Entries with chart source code
****************
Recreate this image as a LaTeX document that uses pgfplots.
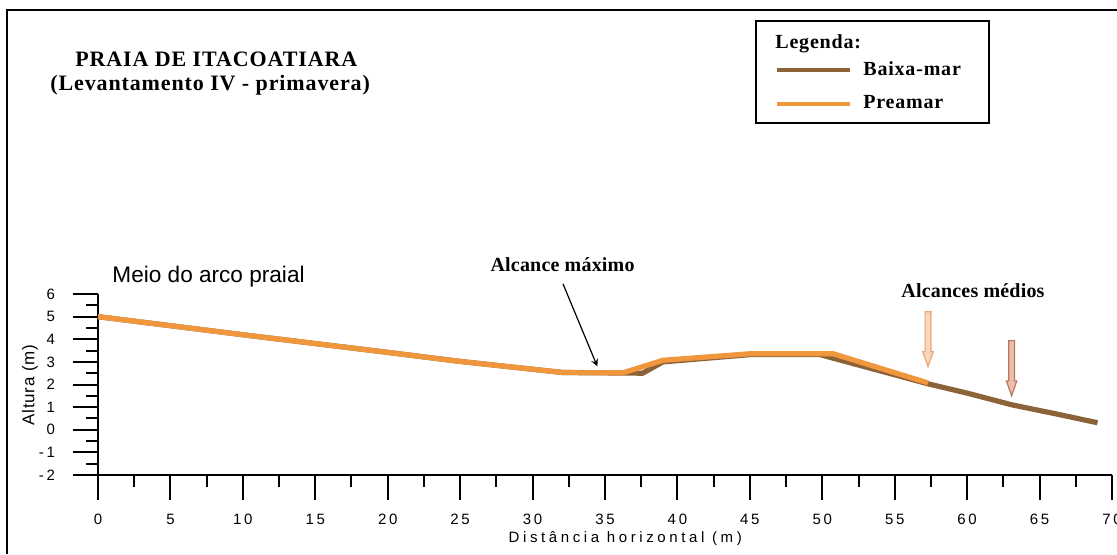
\documentclass[border=0pt]{standalone}
\usepackage{fontspec}
\setmainfont{Liberation Serif}
\setsansfont{Liberation Sans}
\newfontfamily\tickfont{Liberation Sans}[LetterSpace=18]
\newfontfamily\xlabfont{Liberation Sans}[LetterSpace=24]
\newfontfamily\labfont{Liberation Sans}[LetterSpace=4]
\newfontfamily\titfont{Liberation Serif}[LetterSpace=4]
\newfontfamily\legfont{Liberation Serif}[LetterSpace=4]
\newfontfamily\annfont{Liberation Serif}[LetterSpace=1]
\usepackage{pgfplots}
\pgfplotsset{compat=1.18}
\definecolor{preamar}{RGB}{240,150,60}
\definecolor{baixa}{RGB}{140,98,57}
\definecolor{arrAfill}{RGB}{250,214,186}
\definecolor{arrAdraw}{RGB}{233,168,120}
\definecolor{arrBfill}{RGB}{236,190,172}
\definecolor{arrBdraw}{RGB}{184,118,94}

\pgfplotstableread{
x y
0 5.0
10 4.2
20 3.42
25 3.02
32.1 2.53
37.6 2.50
39 3.0
45 3.32
49.85 3.32
57.3 2.03
60 1.62
63.1 1.10
66 0.72
69 0.31
}\baixamar

\pgfplotstableread{
x y
0 5.0
10 4.2
20 3.42
25 3.02
32.1 2.53
36.25 2.52
39 3.07
45 3.36
50.75 3.36
57.3 2.07
}\preamar

\begin{document}
\begin{tikzpicture}
\begin{axis}[
  at={(0,0)}, anchor=south west,
  scale only axis, width=507pt, height=90.5pt,
  xmin=0, xmax=70, ymin=-2, ymax=6,
  axis x line=bottom, axis y line=left,
  axis line style={-, line width=1pt, black},
  xtick={0,5,...,70}, ytick={-2,-1,...,6},
  minor x tick num=1, minor y tick num=1,
  tick align=outside,
  major tick length=12.5pt, minor tick length=6pt,
  every tick/.style={black, line width=1pt},
  clip=false,
  /pgf/number format/assume math mode=true,
  tick label style={font=\tickfont\fontsize{7.5}{9}\selectfont},
  xticklabel style={yshift=-3.5pt},
  yticklabel style={anchor=east, xshift=-5.5pt},
  xlabel={Distância horizontal (m)},
  ylabel={Altura (m)},
  xlabel style={at={(axis description cs:0.52,-0.35)}, anchor=center, font=\xlabfont\fontsize{7.5}{9}\selectfont},
  ylabel style={at={(axis description cs:-0.067,0.497)}, anchor=center, font=\labfont\fontsize{8.5}{10}\selectfont},
]
\addplot[baixa, line width=2.6pt, line join=round] table[x=x,y=y] {\baixamar};
\addplot[preamar, line width=2.6pt, line join=round] table[x=x,y=y] {\preamar};

% annotations
\node[anchor=base west, font=\sffamily\fontsize{11.3}{13}\selectfont, inner sep=0pt] at (axis cs:0.97,6.5) {Meio do arco praial};
\node[anchor=base, font=\annfont\bfseries\fontsize{10}{12}\selectfont, inner sep=0pt] at (axis cs:32.07,7.0) {Alcance máximo};
\draw[black, line width=0.6pt, -stealth] (axis cs:32.1,6.45) -- (axis cs:34.47,2.8);
\node[anchor=base, font=\annfont\bfseries\fontsize{10}{12}\selectfont, inner sep=0pt] at (axis cs:60.4,5.84) {Alcances médios};
\draw[arrAdraw, fill=arrAfill, line width=0.6pt]
  (axis cs:57.10,5.22) -- (axis cs:57.50,5.22) -- (axis cs:57.50,3.45) -- (axis cs:57.66,3.45)
  -- (axis cs:57.3,2.79) -- (axis cs:56.94,3.45) -- (axis cs:57.10,3.45) -- cycle;
\draw[arrBdraw, fill=arrBfill, line width=0.6pt]
  (axis cs:62.87,3.94) -- (axis cs:63.27,3.94) -- (axis cs:63.27,2.16) -- (axis cs:63.43,2.16)
  -- (axis cs:63.07,1.50) -- (axis cs:62.71,2.16) -- (axis cs:62.87,2.16) -- cycle;
\end{axis}

% titles (picture coordinates: 1 px = 0.5pt, axis lower-left = pixel (98,475))
\node[anchor=base west, inner sep=0pt, font=\titfont\bfseries\fontsize{11}{13}\selectfont] at (-11.5pt,204.15pt) {PRAIA DE ITACOATIARA};
\node[anchor=base west, inner sep=0pt, font=\titfont\bfseries\fontsize{11}{13}\selectfont] at (-24pt,192.5pt) {(Levantamento IV - primavera)};

% legend
\draw[black, line width=0.7pt] (329pt,176pt) rectangle (445.5pt,227pt);
\node[anchor=base west, inner sep=0pt, font=\legfont\bfseries\fontsize{10}{12}\selectfont] at (338.5pt,213.35pt) {Legenda:};
\draw[baixa, line width=2.2pt] (339.5pt,202.5pt) -- (376pt,202.5pt);
\node[anchor=base west, inner sep=0pt, font=\legfont\bfseries\fontsize{10}{12}\selectfont] at (382.5pt,200pt) {Baixa-mar};
\draw[preamar, line width=2.2pt] (339.5pt,185.5pt) -- (376pt,185.5pt);
\node[anchor=base west, inner sep=0pt, font=\legfont\bfseries\fontsize{10}{12}\selectfont] at (382.5pt,183.5pt) {Preamar};

% outer frame
\draw[black, line width=1pt] (-45.5pt,-39.5pt) -- (-45.5pt,232.5pt) -- (509.5pt,232.5pt);

\pgfresetboundingbox
\useasboundingbox (-49pt,-39.5pt) rectangle (509.5pt,237.5pt);
\end{tikzpicture}
\end{document}
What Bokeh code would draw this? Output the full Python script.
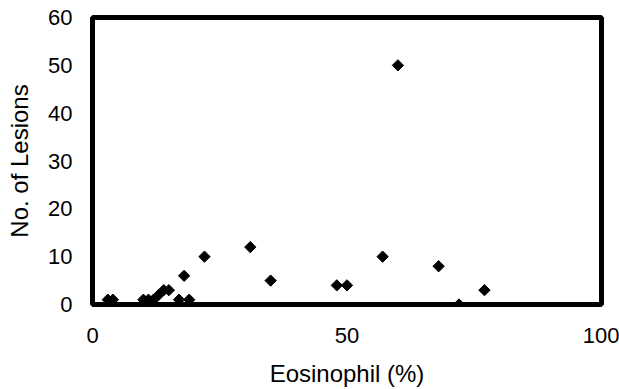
from bokeh.plotting import figure
from bokeh.models import FixedTicker, Range1d
from bokeh.embed import file_html
from bokeh.resources import INLINE
import math

# Data
eosinophil_pct = [3, 4, 10, 11, 12, 13, 14, 15, 17, 19,
                  18, 22, 31, 35, 48, 50, 57, 60, 68, 72, 77]
num_lesions = [1, 1, 1, 1, 1, 2, 3, 3, 1, 1,
               6, 10, 12, 5, 4, 4, 10, 50, 8, 0, 3]

x_ticks = [0, 50, 100]
y_ticks = [0, 10, 20, 30, 40, 50, 60]

FONT = "Liberation Sans"

p = figure(width=619, height=389, output_backend="svg", toolbar_location=None,
           x_range=Range1d(0, 100), y_range=Range1d(0, 60),
           min_border_left=92, min_border_right=18, min_border_top=17, min_border_bottom=81)

p.scatter(eosinophil_pct, num_lesions, marker="square", angle=math.pi / 4, size=8,
          fill_color="black", line_color="black")

p.grid.visible = False
p.outline_line_color = "black"
p.outline_line_width = 5
p.outline_line_alpha = 1.0

for ax in (p.xaxis[0], p.yaxis[0]):
    ax.axis_line_color = None
    ax.major_tick_line_color = None
    ax.minor_tick_line_color = None
    ax.major_label_text_font = FONT
    ax.major_label_text_font_size = "22px"
    ax.major_label_text_color = "black"
    ax.axis_label_text_font = FONT
    ax.axis_label_text_font_size = "24px"
    ax.axis_label_text_font_style = "normal"
    ax.axis_label_text_color = "black"

p.xaxis.ticker = FixedTicker(ticks=x_ticks)
p.yaxis.ticker = FixedTicker(ticks=y_ticks)
p.xaxis.axis_label = "Eosinophil (%)"
p.yaxis.axis_label = "No. of Lesions"
p.xaxis.major_label_standoff = 17
p.yaxis.major_label_standoff = 14
p.xaxis.axis_label_standoff = 14
p.yaxis.axis_label_standoff = 12

open("out.html", "w").write(file_html(p, INLINE))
****************
PROBLEM:
Copy each line exactly, and leave the pictures out of your copy.

WORKED ANSWER:
Recreate this image as a LaTeX document that uses pgfplots.
\documentclass[border=0pt]{standalone}
\usepackage{fontspec}
\setmainfont{Liberation Serif}
\setsansfont{Liberation Sans}
\newfontfamily\tickfont{Liberation Sans}[LetterSpace=18]
\newfontfamily\xlabfont{Liberation Sans}[LetterSpace=24]
\newfontfamily\labfont{Liberation Sans}[LetterSpace=4]
\newfontfamily\titfont{Liberation Serif}[LetterSpace=4]
\newfontfamily\legfont{Liberation Serif}[LetterSpace=4]
\newfontfamily\annfont{Liberation Serif}[LetterSpace=1]
\usepackage{pgfplots}
\pgfplotsset{compat=1.18}
\definecolor{preamar}{RGB}{240,150,60}
\definecolor{baixa}{RGB}{140,98,57}
\definecolor{arrAfill}{RGB}{250,214,186}
\definecolor{arrAdraw}{RGB}{233,168,120}
\definecolor{arrBfill}{RGB}{236,190,172}
\definecolor{arrBdraw}{RGB}{184,118,94}

\pgfplotstableread{
x y
0 5.0
10 4.2
20 3.42
25 3.02
32.1 2.53
37.6 2.50
39 3.0
45 3.32
49.85 3.32
57.3 2.03
60 1.62
63.1 1.10
66 0.72
69 0.31
}\baixamar

\pgfplotstableread{
x y
0 5.0
10 4.2
20 3.42
25 3.02
32.1 2.53
36.25 2.52
39 3.07
45 3.36
50.75 3.36
57.3 2.07
}\preamar

\begin{document}
\begin{tikzpicture}
\begin{axis}[
  at={(0,0)}, anchor=south west,
  scale only axis, width=507pt, height=90.5pt,
  xmin=0, xmax=70, ymin=-2, ymax=6,
  axis x line=bottom, axis y line=left,
  axis line style={-, line width=1pt, black},
  xtick={0,5,...,70}, ytick={-2,-1,...,6},
  minor x tick num=1, minor y tick num=1,
  tick align=outside,
  major tick length=12.5pt, minor tick length=6pt,
  every tick/.style={black, line width=1pt},
  clip=false,
  /pgf/number format/assume math mode=true,
  tick label style={font=\tickfont\fontsize{7.5}{9}\selectfont},
  xticklabel style={yshift=-3.5pt},
  yticklabel style={anchor=east, xshift=-5.5pt},
  xlabel={Distância horizontal (m)},
  ylabel={Altura (m)},
  xlabel style={at={(axis description cs:0.52,-0.35)}, anchor=center, font=\xlabfont\fontsize{7.5}{9}\selectfont},
  ylabel style={at={(axis description cs:-0.067,0.497)}, anchor=center, font=\labfont\fontsize{8.5}{10}\selectfont},
]
\addplot[baixa, line width=2.6pt, line join=round] table[x=x,y=y] {\baixamar};
\addplot[preamar, line width=2.6pt, line join=round] table[x=x,y=y] {\preamar};

% annotations
\node[anchor=base west, font=\sffamily\fontsize{11.3}{13}\selectfont, inner sep=0pt] at (axis cs:0.97,6.5) {Meio do arco praial};
\node[anchor=base, font=\annfont\bfseries\fontsize{10}{12}\selectfont, inner sep=0pt] at (axis cs:32.07,7.0) {Alcance máximo};
\draw[black, line width=0.6pt, -stealth] (axis cs:32.1,6.45) -- (axis cs:34.47,2.8);
\node[anchor=base, font=\annfont\bfseries\fontsize{10}{12}\selectfont, inner sep=0pt] at (axis cs:60.4,5.84) {Alcances médios};
\draw[arrAdraw, fill=arrAfill, line width=0.6pt]
  (axis cs:57.10,5.22) -- (axis cs:57.50,5.22) -- (axis cs:57.50,3.45) -- (axis cs:57.66,3.45)
  -- (axis cs:57.3,2.79) -- (axis cs:56.94,3.45) -- (axis cs:57.10,3.45) -- cycle;
\draw[arrBdraw, fill=arrBfill, line width=0.6pt]
  (axis cs:62.87,3.94) -- (axis cs:63.27,3.94) -- (axis cs:63.27,2.16) -- (axis cs:63.43,2.16)
  -- (axis cs:63.07,1.50) -- (axis cs:62.71,2.16) -- (axis cs:62.87,2.16) -- cycle;
\end{axis}

% titles (picture coordinates: 1 px = 0.5pt, axis lower-left = pixel (98,475))
\node[anchor=base west, inner sep=0pt, font=\titfont\bfseries\fontsize{11}{13}\selectfont] at (-11.5pt,204.15pt) {PRAIA DE ITACOATIARA};
\node[anchor=base west, inner sep=0pt, font=\titfont\bfseries\fontsize{11}{13}\selectfont] at (-24pt,192.5pt) {(Levantamento IV - primavera)};

% legend
\draw[black, line width=0.7pt] (329pt,176pt) rectangle (445.5pt,227pt);
\node[anchor=base west, inner sep=0pt, font=\legfont\bfseries\fontsize{10}{12}\selectfont] at (338.5pt,213.35pt) {Legenda:};
\draw[baixa, line width=2.2pt] (339.5pt,202.5pt) -- (376pt,202.5pt);
\node[anchor=base west, inner sep=0pt, font=\legfont\bfseries\fontsize{10}{12}\selectfont] at (382.5pt,200pt) {Baixa-mar};
\draw[preamar, line width=2.2pt] (339.5pt,185.5pt) -- (376pt,185.5pt);
\node[anchor=base west, inner sep=0pt, font=\legfont\bfseries\fontsize{10}{12}\selectfont] at (382.5pt,183.5pt) {Preamar};

% outer frame
\draw[black, line width=1pt] (-45.5pt,-39.5pt) -- (-45.5pt,232.5pt) -- (509.5pt,232.5pt);

\pgfresetboundingbox
\useasboundingbox (-49pt,-39.5pt) rectangle (509.5pt,237.5pt);
\end{tikzpicture}
\end{document}
What Bokeh code would draw this? Output the full Python script.
from bokeh.plotting import figure
from bokeh.models import FixedTicker, Range1d
from bokeh.embed import file_html
from bokeh.resources import INLINE
import math

# Data
eosinophil_pct = [3, 4, 10, 11, 12, 13, 14, 15, 17, 19,
                  18, 22, 31, 35, 48, 50, 57, 60, 68, 72, 77]
num_lesions = [1, 1, 1, 1, 1, 2, 3, 3, 1, 1,
               6, 10, 12, 5, 4, 4, 10, 50, 8, 0, 3]

x_ticks = [0, 50, 100]
y_ticks = [0, 10, 20, 30, 40, 50, 60]

FONT = "Liberation Sans"

p = figure(width=619, height=389, output_backend="svg", toolbar_location=None,
           x_range=Range1d(0, 100), y_range=Range1d(0, 60),
           min_border_left=92, min_border_right=18, min_border_top=17, min_border_bottom=81)

p.scatter(eosinophil_pct, num_lesions, marker="square", angle=math.pi / 4, size=8,
          fill_color="black", line_color="black")

p.grid.visible = False
p.outline_line_color = "black"
p.outline_line_width = 5
p.outline_line_alpha = 1.0

for ax in (p.xaxis[0], p.yaxis[0]):
    ax.axis_line_color = None
    ax.major_tick_line_color = None
    ax.minor_tick_line_color = None
    ax.major_label_text_font = FONT
    ax.major_label_text_font_size = "22px"
    ax.major_label_text_color = "black"
    ax.axis_label_text_font = FONT
    ax.axis_label_text_font_size = "24px"
    ax.axis_label_text_font_style = "normal"
    ax.axis_label_text_color = "black"

p.xaxis.ticker = FixedTicker(ticks=x_ticks)
p.yaxis.ticker = FixedTicker(ticks=y_ticks)
p.xaxis.axis_label = "Eosinophil (%)"
p.yaxis.axis_label = "No. of Lesions"
p.xaxis.major_label_standoff = 17
p.yaxis.major_label_standoff = 14
p.xaxis.axis_label_standoff = 14
p.yaxis.axis_label_standoff = 12

open("out.html", "w").write(file_html(p, INLINE))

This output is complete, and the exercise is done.